Its not the number of cars in a unit - its where the pantograph is that counts, and you cannot always work on the basis units with a single pantograph will always be a certain way round

 

On a 3 x 20m car unit, the pantograph will be at one end of the intermediate car - when two 3 car units are coupled together gives a minimum of around 45m between pantographs.

 

On a 4 x20m car unit, coupled to a 3 car unit, the minimum spacing will be around 70m, while a 4 car coupled to a 2 car gives a minimum of 50m

 

On a 2 car unit, even if the pantograph is mounted towards the middle of the unit, then with two units coupled together you only get around around 30m between pantographs. this is likely to be too short to allow running at linespeed on the likes of the GWML - which in turn impacts on timetabling and pathing.

 

Of course one solution is to do as the class 800s do and have a pantograph at each end - thus allowing spacing to be increased to the maximum regardless of how, and what configuration of units are coupled, this however increases costs (as does developing a bespoke vehicle - all current EMU designs do not allow for less than a 3 car configuration) which is really the nub of the situation. Longer vehicle lengths (e.g. 23m rather than 20m) also help.

 

However you try and dress it up, 2 car EMUs are simply NOT a viable option (in NCR terms) for UK OLE operations and as such will NOT be appearing on the GWML or annoyware else!

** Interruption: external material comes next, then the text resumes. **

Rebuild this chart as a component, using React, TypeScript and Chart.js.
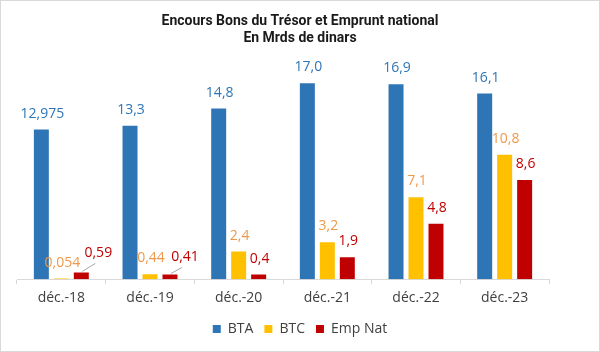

If you want to get rid of diesels from the Marlow branch then you are looking at battery propulsion or hydrogen fuelled conversions (or new builds tagged on to an order for another operator.

 

Which all makes me wonder on earth we go on with the combinations of 2- and 4-car units on the Clacton services, or the 3x325 sets which bat up and down the WCML at speeds in the 70s creating more wire disturbance than anything else. Or, for that matter, 2x86s in any one of three combinations. I'm not convinced, although if anyone can produce a clearly explained argument for why these combinations cannot be operated, I'll give them a hearing.